CHRIS: You really need to have a real view of where your business is and what level of maturity it is to be able to automate and scale things. But foundationally, this can be compressed within whatever timeline is reasonable. We just recommend prioritizing based on accomplishing and delivering working software that is validated by your users.
With that said, though, as you scale up—just like that particular client saw—automating things, making it so that steps that were manual and made sense to be manual as they had less revenue, those need to be consistently prioritized so that we can automate things to enable the business to scale without scaling up its costs in a linear fashion. You can exponentially decrease the cost per amount of revenue and exponentially increase your revenue, therefore, in your margin. And this is a requirement to scale the marketplace software; it just has to be that way.
In order to do that, it's all about as you scale up looking at the areas that need to be automated and being able to deal with that in an optimal way. So typically, that's going to be ERP systems that you're going to be integrating with. It may be other types of reporting tools. This could be sales tax calculation, looping back in shipping costs, what were the estimates versus the actuals, possibly dealing with different payment processors and gateways and chargebacks, dealing with any of the—a lot of the marketplaces we deal with, the sellers are going to be handling a lot of the logistics or they may be dealing with dropshipping. And we need to make sure that there is a process to be able to have a feedback loop and get it all. That data, the real actual data and feedback into all of our reporting and all of the commissions, all of the taxes. And ultimately it has to reconcile.
As you scale up, this needs to be automated, it needs to be heavily automated. And then ultimately, in a similar fashion—and this ties into the next section—the users need to get the appropriate reporting and they need to get the data so that they appropriately measure their success. They can reconcile their numbers. Do we want to give them the opportunity to leverage our APIs and integrate with our marketplace platform? And what security are we going to put in place so that that doesn't open us up to a potential security breach?

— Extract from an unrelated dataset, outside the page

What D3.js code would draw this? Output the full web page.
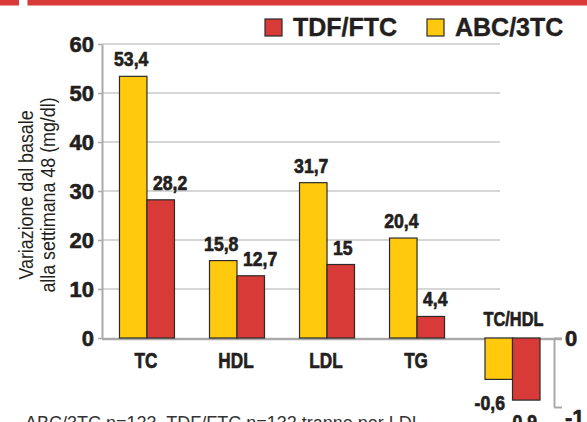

There are a lot of different vectors of attack here. But foundationally, I think it does just boil down to having an understanding of how you project you're going to be scaling and then having a feedback loop around what the biggest areas are that are consuming time with manual processes. Try to keep things as low capital cost upfront as possible as you scale your marketplace. But as you identify areas that are bottlenecks, those then need to be automated. And that's the foundation of all of this.